• **Task objective**:
Sift the material for lines containing "this", and return them.

• **Record set**:
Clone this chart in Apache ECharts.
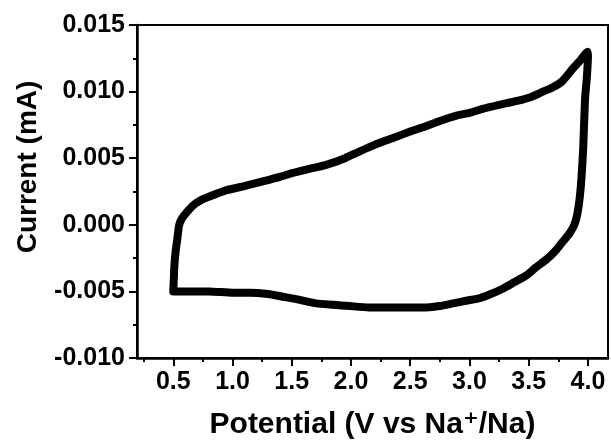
<!DOCTYPE html>
<html>
<head>
<meta charset="utf-8">
<script src="https://cdn.jsdelivr.net/npm/echarts@6/dist/echarts.min.js"></script>
<style>
html,body{margin:0;padding:0;background:#fff;}
#chart{width:611px;height:445px;}
</style>
</head>
<body>
<div id="chart"></div>
<script>
// Anodic (forward) scan: potential (V) and current (mA)
const forwardPotential = [0.50, 0.505, 0.51, 0.52, 0.535, 0.55, 0.575, 0.61, 0.66, 0.725, 0.80, 0.95, 1.10, 1.23, 1.40, 1.51, 1.65, 1.79, 1.95, 2.07, 2.20, 2.35, 2.50, 2.60, 2.75, 2.89, 3.00, 3.11, 3.25, 3.40, 3.52, 3.62, 3.70, 3.785, 3.87, 3.94, 3.995];
const forwardCurrent = [-0.0050, -0.0040, -0.0030, -0.0020, -0.0010, 0.0000, 0.0005, 0.0009, 0.0014, 0.0018, 0.0021, 0.0026, 0.0029, 0.0032, 0.0036, 0.0039, 0.0042, 0.0045, 0.0050, 0.0055, 0.0060, 0.0065, 0.0070, 0.0073, 0.0078, 0.0082, 0.0084, 0.0087, 0.0090, 0.0093, 0.0096, 0.0100, 0.0103, 0.0108, 0.0117, 0.0124, 0.0130];

// Cathodic (reverse) scan
const reversePotential = [4.00, 3.99, 3.975, 3.96, 3.945, 3.93, 3.91, 3.885, 3.84, 3.775, 3.72, 3.65, 3.56, 3.48, 3.38, 3.28, 3.18, 3.09, 2.97, 2.86, 2.75, 2.64, 2.50, 2.33, 2.15, 1.99, 1.85, 1.71, 1.55, 1.425, 1.30, 1.146, 1.00, 0.80, 0.60, 0.50];
const reverseCurrent = [0.0127, 0.0110, 0.0094, 0.0058, 0.0035, 0.0020, 0.0008, 0.0000, -0.0007, -0.0014, -0.0020, -0.0026, -0.0032, -0.0038, -0.0043, -0.0048, -0.0052, -0.0055, -0.0057, -0.0059, -0.0061, -0.0062, -0.0062, -0.0062, -0.0062, -0.0061, -0.0060, -0.0059, -0.0056, -0.0054, -0.0052, -0.0051, -0.0051, -0.0050, -0.0050, -0.0050];

// Axis ticks
const xTickValues = [0.5, 1.0, 1.5, 2.0, 2.5, 3.0, 3.5, 4.0];
const xMinorTickValues = [0.25, 0.75, 1.25, 1.75, 2.25, 2.75, 3.25, 3.75];
const xRange = [0.194, 4.169];
const yRange = [-0.010, 0.015];
const yInterval = 0.005;

const loop = [];
forwardPotential.forEach((p, i) => loop.push([p, forwardCurrent[i]]));
reversePotential.forEach((p, i) => loop.push([p, reverseCurrent[i]]));

const FONT = '"Liberation Sans", Arial, "DejaVu Sans", sans-serif';

const chart = echarts.init(document.getElementById('chart'), null, {renderer: 'canvas'});
chart.setOption({
  animation: false,
  backgroundColor: '#ffffff',
  grid: {
    left: 137, right: 3, top: 25, bottom: 81,
    show: true, borderColor: '#000', borderWidth: 2, backgroundColor: 'transparent'
  },
  xAxis: [{
    type: 'value',
    position: 'bottom',
    min: xRange[0], max: xRange[1],
    name: 'Potential (V vs Na\u207A/Na)',
    nameLocation: 'middle',
    nameGap: 52,
    nameTextStyle: {fontFamily: FONT, fontWeight: 'bold', fontSize: 30, color: '#000'},
    axisLine: {show: true, onZero: false, lineStyle: {color: '#000', width: 2.5}},
    axisTick: {show: true, inside: false, length: 8, customValues: xTickValues, lineStyle: {color: '#000', width: 2}},
    axisLabel: {show: true, customValues: xTickValues, margin: 12, fontFamily: FONT, fontWeight: 'bold', fontSize: 25, color: '#000',
      formatter: v => v.toFixed(1)},
    splitLine: {show: false}
  }, {
    type: 'value',
    position: 'bottom',
    min: xRange[0], max: xRange[1],
    axisLine: {show: false, onZero: false},
    axisTick: {show: true, inside: false, length: 4, customValues: xMinorTickValues, lineStyle: {color: '#000', width: 2}},
    axisLabel: {show: false},
    splitLine: {show: false}
  }],
  yAxis: {
    type: 'value',
    min: yRange[0], max: yRange[1], interval: yInterval,
    name: 'Current (mA)',
    nameLocation: 'middle',
    nameGap: 95,
    nameRotate: 90,
    nameTextStyle: {fontFamily: FONT, fontWeight: 'bold', fontSize: 28, color: '#000', padding: [0, 0, 0, 49]},
    axisLine: {show: true, onZero: false, lineStyle: {color: '#000', width: 2.5}},
    axisTick: {show: true, inside: false, length: 8, lineStyle: {color: '#000', width: 2}},
    minorTick: {show: true, splitNumber: 2, length: 4, lineStyle: {color: '#000', width: 2}},
    axisLabel: {margin: 12, fontFamily: FONT, fontWeight: 'bold', fontSize: 25, color: '#000',
      formatter: v => v.toFixed(3)},
    splitLine: {show: false},
    minorSplitLine: {show: false}
  },
  series: [{
    type: 'line',
    xAxisIndex: 0,
    data: loop,
    showSymbol: false,
    smooth: 0.2,
    clip: false,
    lineStyle: {color: '#000', width: 8, cap: 'round', join: 'round'}
  }]
});
</script>
</body>
</html>
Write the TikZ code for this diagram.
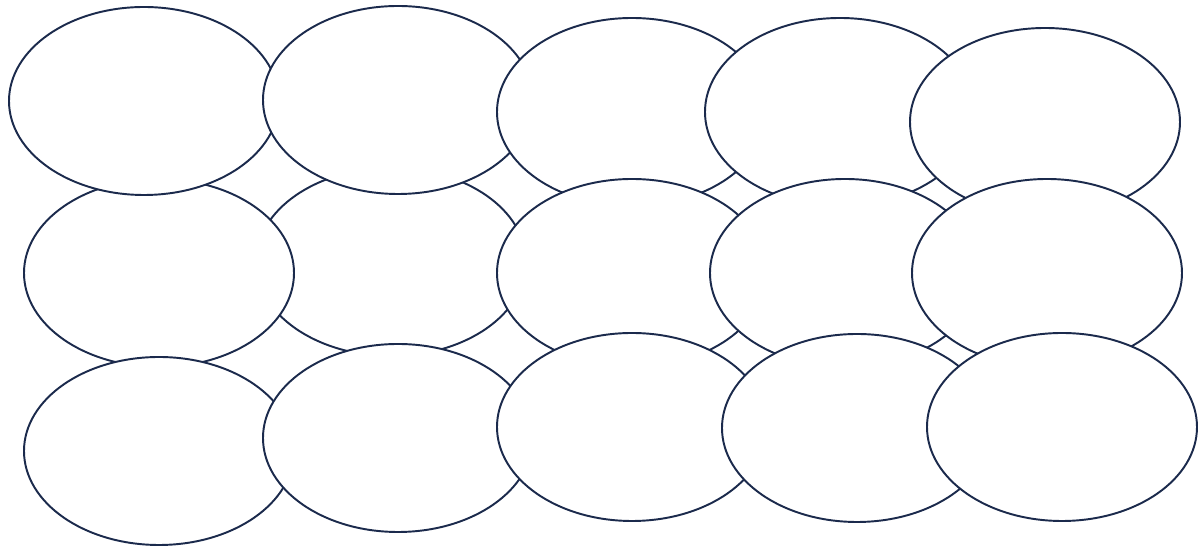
\documentclass[tikz,border=0pt]{standalone}
\usepackage{tikz}
\usetikzlibrary{shapes.geometric}
\definecolor{cedge}{HTML}{1B2A4C}
\tikzset{
  blob/.style={ellipse, draw=cedge, fill=white, line width=1.1pt, inner sep=0pt,
               minimum width=5.4cm, minimum height=3.76cm},
}

\begin{document}
\begin{tikzpicture}[x=1cm, y=1cm]
\useasboundingbox (0,0) rectangle (24.06,11);
% drawn back to front
\foreach \n/\x/\y in {b2/7.82/5.76, b1/3.18/5.54, a1/2.88/8.98, a2/7.96/9.00,
    a3/12.64/8.76, a4/16.80/8.76, a5/20.90/8.56, b3/12.64/5.54, b4/16.90/5.54,
    b5/20.94/5.54, c1/3.18/1.98, c2/7.96/2.24, c3/12.64/2.46, c4/17.14/2.44,
    c5/21.24/2.46}
  \node[blob] (\n) at (\x,\y) {};
\end{tikzpicture}
\end{document}
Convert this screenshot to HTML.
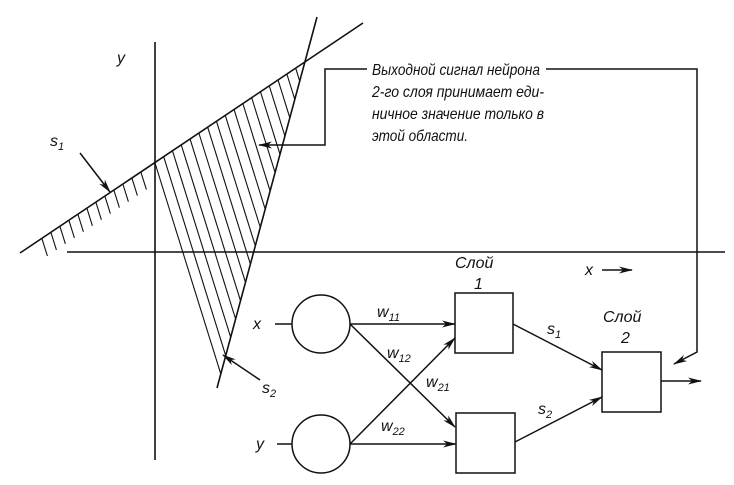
<!DOCTYPE html>
<html><head><meta charset="utf-8"><style>
html,body{margin:0;padding:0;background:#fff;width:734px;height:485px;overflow:hidden}
svg text{font-family:"Liberation Sans","DejaVu Sans",sans-serif;font-style:italic;fill:#111}
</style></head><body>
<svg width="734" height="485" viewBox="0 0 734 485" xmlns="http://www.w3.org/2000/svg">
<defs><marker id="a" markerWidth="14" markerHeight="8" refX="13" refY="4" orient="auto" markerUnits="userSpaceOnUse"><path d="M0,0.5 L14,4 L0,7.5 L4,4 Z" fill="#111"/></marker></defs>
<g stroke="#111" fill="none" stroke-width="1.6">
<line x1="155" y1="42" x2="155" y2="460"/>
<line x1="67" y1="252" x2="725" y2="252"/>
<line x1="20" y1="253" x2="363" y2="23"/>
<line x1="317" y1="17" x2="217" y2="388"/>
</g>
<g stroke="#111" stroke-width="1.1">
<line x1="155" y1="163" x2="220.8" y2="373.9"/><line x1="163.8" y1="157.1" x2="225.7" y2="355.6"/><line x1="172.6" y1="151.2" x2="230.7" y2="337.3"/><line x1="181.4" y1="145.3" x2="235.6" y2="319"/><line x1="190.2" y1="139.4" x2="240.5" y2="300.7"/><line x1="199" y1="133.5" x2="245.5" y2="282.4"/><line x1="207.8" y1="127.6" x2="250.4" y2="264.1"/><line x1="216.6" y1="121.7" x2="255.3" y2="245.8"/><line x1="225.4" y1="115.8" x2="260.3" y2="227.5"/><line x1="234.2" y1="109.9" x2="265.2" y2="209.2"/><line x1="243" y1="104" x2="270.1" y2="190.9"/><line x1="251.8" y1="98.1" x2="275.1" y2="172.6"/><line x1="260.6" y1="92.2" x2="280" y2="154.3"/><line x1="269.4" y1="86.3" x2="284.9" y2="136"/><line x1="278.2" y1="80.4" x2="289.8" y2="117.7"/><line x1="287" y1="74.5" x2="294.8" y2="99.4"/><line x1="295.8" y1="68.6" x2="299.7" y2="81.1"/>
<line x1="42" y1="238.8" x2="47.4" y2="256"/><line x1="51" y1="232.7" x2="56.4" y2="249.9"/><line x1="60" y1="226.7" x2="65.4" y2="243.9"/><line x1="69" y1="220.7" x2="74.4" y2="237.9"/><line x1="78" y1="214.6" x2="83.4" y2="231.8"/><line x1="87" y1="208.6" x2="92.4" y2="225.8"/><line x1="96" y1="202.6" x2="101.4" y2="219.8"/><line x1="105" y1="196.5" x2="110.4" y2="213.7"/><line x1="114" y1="190.5" x2="119.4" y2="207.7"/><line x1="123" y1="184.5" x2="128.4" y2="201.7"/><line x1="132" y1="178.4" x2="137.4" y2="195.6"/><line x1="141" y1="172.4" x2="146.4" y2="189.6"/>
</g>
<g stroke="#111" fill="none" stroke-width="1.5">
<polyline points="367,69 325,69 325,145 259,145" marker-end="url(#a)"/>
<polyline points="546,69 697,69 697,352 674,364" marker-end="url(#a)"/>
<line x1="80" y1="153" x2="110" y2="192" marker-end="url(#a)"/>
<line x1="260" y1="380" x2="223" y2="355" marker-end="url(#a)"/>
<line x1="602" y1="270" x2="632" y2="270" marker-end="url(#a)"/>
<circle cx="321" cy="324" r="29"/>
<circle cx="321" cy="444" r="29"/>
<line x1="275" y1="324" x2="292" y2="324"/>
<line x1="277" y1="444" x2="292" y2="444"/>
<rect x="455" y="293" width="58" height="60"/>
<rect x="456" y="413" width="59" height="60"/>
<rect x="602" y="352" width="59" height="60"/>
<line x1="350" y1="324" x2="455" y2="324" marker-end="url(#a)"/>
<line x1="350" y1="324" x2="455" y2="427" marker-end="url(#a)"/>
<line x1="350" y1="444" x2="455" y2="338" marker-end="url(#a)"/>
<line x1="350" y1="444" x2="456" y2="444" marker-end="url(#a)"/>
<line x1="513" y1="324" x2="602" y2="370" marker-end="url(#a)"/>
<line x1="515" y1="442" x2="602" y2="397" marker-end="url(#a)"/>
<line x1="661" y1="381" x2="701" y2="381" marker-end="url(#a)"/>
</g>
<g font-size="16">
<text x="372" y="75" textLength="168" lengthAdjust="spacingAndGlyphs">Выходной сигнал нейрона</text>
<text x="372" y="97" textLength="172" lengthAdjust="spacingAndGlyphs">2-го слоя принимает еди-</text>
<text x="372" y="119" textLength="172" lengthAdjust="spacingAndGlyphs">ничное значение только в</text>
<text x="372" y="141" textLength="96" lengthAdjust="spacingAndGlyphs">этой области.</text>
<text x="117" y="63">y</text>
<text x="585" y="275">x</text>
<text x="50" y="146">s<tspan font-size="11" dy="4">1</tspan></text>
<text x="262" y="393">s<tspan font-size="11" dy="4">2</tspan></text>
<text x="253" y="329">x</text>
<text x="256" y="449">y</text>
<text x="377" y="317">w<tspan font-size="11" dy="4">11</tspan></text>
<text x="387" y="358">w<tspan font-size="11" dy="4">12</tspan></text>
<text x="426" y="387">w<tspan font-size="11" dy="4">21</tspan></text>
<text x="381" y="431">w<tspan font-size="11" dy="4">22</tspan></text>
<text x="547" y="334">s<tspan font-size="11" dy="4">1</tspan></text>
<text x="538" y="414">s<tspan font-size="11" dy="4">2</tspan></text>
<text x="455" y="268">Слой</text>
<text x="474" y="289">1</text>
<text x="603" y="322">Слой</text>
<text x="621" y="343">2</text>
</g>
</svg>
</body></html>
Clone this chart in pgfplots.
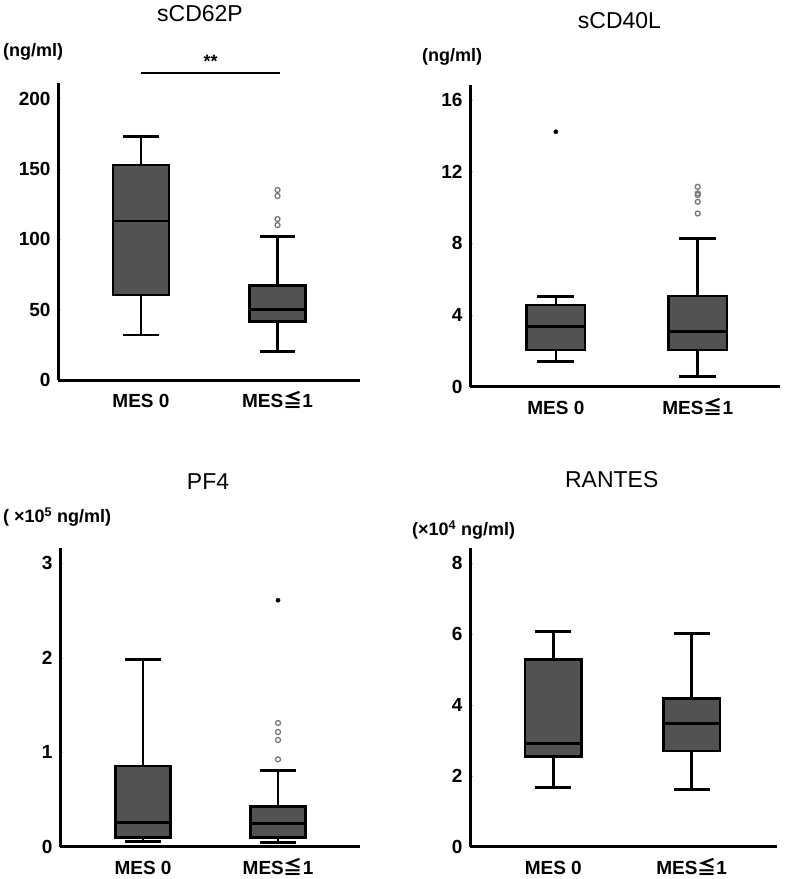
\documentclass[border=0pt]{standalone}
\usepackage{fontspec}
\setmainfont{Liberation Sans}
\newfontfamily\cjk{Noto Sans CJK JP}
\usepackage{pgfplots}
\pgfplotsset{compat=1.18}
\definecolor{boxgray}{RGB}{82,82,82}
\definecolor{outgray}{RGB}{120,120,120}
\pgfplotsset{
  panel/.style={
    scale only axis,
    axis lines=left,
    axis line style={-, line width=3pt, black},
    xtick={0,1},
    xticklabels={MES 0, MES{\cjk ≦}1},
    xtick style={draw=none},
    ytick style={gray!60, line width=0.6pt},
    tick align=inside,
    major tick length=3pt,
    clip=false,
    ymin=0,
    /pgf/number format/assume math mode=true,
    yticklabel style={font=\bfseries\fontsize{19}{19}\selectfont, xshift=-4pt},
    xticklabel style={font=\bfseries\fontsize{19}{19}\selectfont, yshift=-10pt, text height=14pt, text depth=2pt},
  },
  ln/.style={black, line width=2.6pt, no marks, line cap=butt},
  bx/.style={draw=black, fill=boxgray, line width=2.6pt, no marks, line join=miter},
  openout/.style={only marks, mark=o, mark size=2.5pt, mark options={draw=outgray, line width=1.3pt}},
  fullout/.style={only marks, mark=*, mark size=2.1pt, mark options={fill=black, draw=black}},
}
\begin{document}
\begin{tikzpicture}
\useasboundingbox (0pt,0pt) rectangle (789pt,-879pt);

% ---------- sCD62P ----------
\begin{axis}[panel, anchor=south west, at={(58pt,-380pt)}, width=302pt, height=297pt,
  xmin=-0.608, xmax=1.604, ymax=211, ytick={0,50,100,150,200}]
% MES 0: lw 32, q1 60.4, med 113.1, q3 152.7, uw 172.8
\addplot[ln] coordinates {(0,32) (0,172.8)};
\addplot[ln] coordinates {(-0.13,32) (0.13,32)};
\addplot[ln] coordinates {(-0.13,172.8) (0.13,172.8)};
\addplot[bx] coordinates {(-0.205,60.4) (0.205,60.4) (0.205,152.7) (-0.205,152.7)} -- cycle;
\addplot[ln] coordinates {(-0.205,113.1) (0.205,113.1)};
% MES<=1: lw 20.1, q1 41.4, med 50.2, q3 67, uw 101.8
\addplot[ln] coordinates {(1,20.1) (1,101.8)};
\addplot[ln] coordinates {(0.87,20.1) (1.13,20.1)};
\addplot[ln] coordinates {(0.87,101.8) (1.13,101.8)};
\addplot[bx] coordinates {(0.795,41.4) (1.205,41.4) (1.205,67) (0.795,67)} -- cycle;
\addplot[ln] coordinates {(0.795,50.2) (1.205,50.2)};
\addplot[openout] coordinates {(1,135) (1,130.7) (1,114.3) (1,110)};
\addplot[black, line width=1.8pt, no marks] coordinates {(0,218) (1.02,218)};
\node[font=\bfseries\fontsize{18}{18}\selectfont] at (axis cs:0.51,226.5) {**};
\end{axis}

% ---------- sCD40L ----------
\begin{axis}[panel, anchor=south west, at={(470pt,-386.7pt)}, width=310pt, height=301.7pt,
  xmin=-0.605, xmax=1.58, ymax=16.84, ytick={0,4,8,12,16}]
\addplot[ln] coordinates {(0,1.40) (0,5.02)};
\addplot[ln] coordinates {(-0.13,1.40) (0.13,1.40)};
\addplot[ln] coordinates {(-0.13,5.02) (0.13,5.02)};
\addplot[bx] coordinates {(-0.205,2.05) (0.205,2.05) (0.205,4.56) (-0.205,4.56)} -- cycle;
\addplot[ln] coordinates {(-0.205,3.35) (0.205,3.35)};
\addplot[ln] coordinates {(1,0.56) (1,8.28)};
\addplot[ln] coordinates {(0.87,0.56) (1.13,0.56)};
\addplot[ln] coordinates {(0.87,8.28) (1.13,8.28)};
\addplot[bx] coordinates {(0.795,2.05) (1.205,2.05) (1.205,5.06) (0.795,5.06)} -- cycle;
\addplot[ln] coordinates {(0.795,3.07) (1.205,3.07)};
\addplot[fullout] coordinates {(0,14.23)};
\addplot[openout] coordinates {(1,11.16) (1,10.79) (1,10.70) (1,10.32) (1,9.67)};
\end{axis}

% ---------- PF4 ----------
\begin{axis}[panel, anchor=south west, at={(60pt,-846.7pt)}, width=300pt, height=298.4pt,
  xmin=-0.615, xmax=1.607, ymax=3.16, ytick={0,1,2,3}]
\addplot[ln] coordinates {(0,0.053) (0,1.98)};
\addplot[ln] coordinates {(-0.13,0.053) (0.13,0.053)};
\addplot[ln] coordinates {(-0.13,1.98) (0.13,1.98)};
\addplot[bx] coordinates {(-0.205,0.095) (0.205,0.095) (0.205,0.855) (-0.205,0.855)} -- cycle;
\addplot[ln] coordinates {(-0.205,0.254) (0.205,0.254)};
\addplot[ln] coordinates {(1,0.046) (1,0.805)};
\addplot[ln] coordinates {(0.87,0.046) (1.13,0.046)};
\addplot[ln] coordinates {(0.87,0.805) (1.13,0.805)};
\addplot[bx] coordinates {(0.795,0.095) (1.205,0.095) (1.205,0.424) (0.795,0.424)} -- cycle;
\addplot[ln] coordinates {(0.795,0.247) (1.205,0.247)};
\addplot[fullout] coordinates {(1,2.61)};
\addplot[openout] coordinates {(1,1.31) (1,1.215) (1,1.13) (1,0.925)};
\end{axis}

% ---------- RANTES ----------
\begin{axis}[panel, anchor=south west, at={(470pt,-846.7pt)}, width=306.7pt, height=298.4pt,
  xmin=-0.602, xmax=1.615, ymax=8.42, ytick={0,2,4,6,8}]
\addplot[ln] coordinates {(0,1.67) (0,6.07)};
\addplot[ln] coordinates {(-0.13,1.67) (0.13,1.67)};
\addplot[ln] coordinates {(-0.13,6.07) (0.13,6.07)};
\addplot[bx] coordinates {(-0.205,2.54) (0.205,2.54) (0.205,5.29) (-0.205,5.29)} -- cycle;
\addplot[ln] coordinates {(-0.205,2.92) (0.205,2.92)};
\addplot[ln] coordinates {(1,1.62) (1,6.02)};
\addplot[ln] coordinates {(0.87,1.62) (1.13,1.62)};
\addplot[ln] coordinates {(0.87,6.02) (1.13,6.02)};
\addplot[bx] coordinates {(0.795,2.70) (1.205,2.70) (1.205,4.19) (0.795,4.19)} -- cycle;
\addplot[ln] coordinates {(0.795,3.48) (1.205,3.48)};
\end{axis}

% titles and unit labels
\node[font=\fontsize{23}{23}\selectfont] at (200pt,-13.5pt) {sCD62P};
\node[font=\fontsize{23}{23}\selectfont] at (619.5pt,-20.5pt) {sCD40L};
\node[font=\fontsize{23}{23}\selectfont] at (208pt,-481.5pt) {PF4};
\node[font=\fontsize{23}{23}\selectfont] at (611.7pt,-480pt) {RANTES};
\node[font=\bfseries\fontsize{18}{18}\selectfont, anchor=west, inner sep=0pt] at (3pt,-52pt) {(ng/ml)};
\node[font=\bfseries\fontsize{18}{18}\selectfont, anchor=west, inner sep=0pt] at (422pt,-57pt) {(ng/ml)};
\node[font=\bfseries\fontsize{18}{18}\selectfont, anchor=west, inner sep=0pt] at (3pt,-516.7pt) {( ×10\textsuperscript{5} ng/ml)};
\node[font=\bfseries\fontsize{18}{18}\selectfont, anchor=west, inner sep=0pt] at (412pt,-530pt) {(×10\textsuperscript{4} ng/ml)};
\end{tikzpicture}
\end{document}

• **Answer in full**:
Clone this chart in Apache ECharts.
Write the TikZ code for this diagram.
Convert this screenshot to HTML.
Clone this chart in pgfplots.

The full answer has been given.